William Jones became Anglesey’s coroner in his early 20s. During his 40 years in the post he undertook inquests on many people who had met unexpected deaths, including a night watchman murdered in 1848 at the Britannia Bridge construction site (click here for more on this).

The biggest task of his career was the inquest on the deaths of hundreds of people in October 1859 when the Royal Charter was wrecked off Moelfre during an exceptional storm. The ship had been conveying gold prospectors and their fortunes home from Australia.
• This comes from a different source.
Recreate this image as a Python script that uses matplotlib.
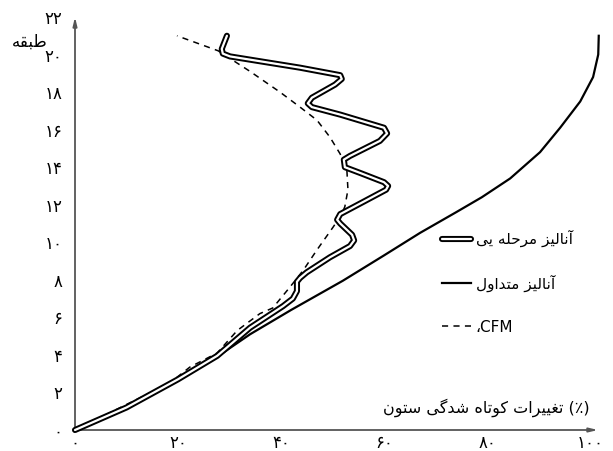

The inquest began on 4 November with the swearing in of a jury at Llanallgo parish church. Newspapers described the “impressive sight” when William Jones stood at the Communion table and commenced his “melancholy” task, “surrounded by the group of dead and mangled corpses, amid the audible sobs of those who had recognized their friends”. Bodies were still being recovered from the sea at the time.

William died in September 1877, aged 65. Two years later, a resident complained anonymously in the press that William’s grave still had no stone, although a memorial had been proposed a year previously. The obelisk eventually erected “by his friends” features an englyn (short verse) by Menaiwyson (Owen Thomas Owen) which refers to the “excellent craftwork” marking the resting place of “our hero of truth” (ein gwron mewn gwirionedd).

William’s wife Hannah died in 1881, aged 52, at Y Felinheli, on the south side of the Menai Strait.